La abolición de la segunda enmienda posee un significado simbólico más que práctico. Despojar a la nación americana del derecho a usar armas sería un triunfo formidable para la propaganda “progresista”, pero en términos reales la implicación sería escasa.
Si algo se ha demostrado durante los últimos meses es que, a diferencia de lo que pensaban los padres fundadores, las armas en manos del pueblo hoy en día no son capaces de evitar en lo absoluto la apoteosis del Estado. Siento desanimarlos, pero es la verdad incontrastable.
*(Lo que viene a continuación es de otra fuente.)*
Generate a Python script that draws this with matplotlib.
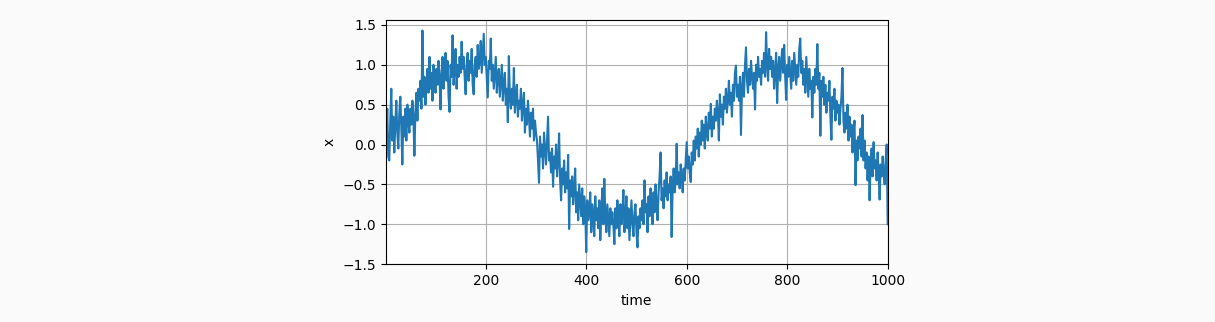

Si el día de mañana un grupo de patriotas decide alzarse en armas para oponerse al autoritarismo progre… serán barridos en cuestión de horas y presentados frente al cadalso como extremistas peligrosos y violentos que buscaban socavar la democracia. ¿Y quiénes serían los encargados de barrerlos? Pues las fuerzas policiales y militares, que no son otra cosa que testaferros del gobierno, allí donde se encuentren.
La ilusión de los soldados como garantes de los derechos del pueblo se disipó dramáticamente tras las asonadas latinoamericanas del siglo pasado y la posterior satanización mediática por parte de las propias “democracias occidentales”. La suerte está echada y, sobre todo, milimétricamente calculada.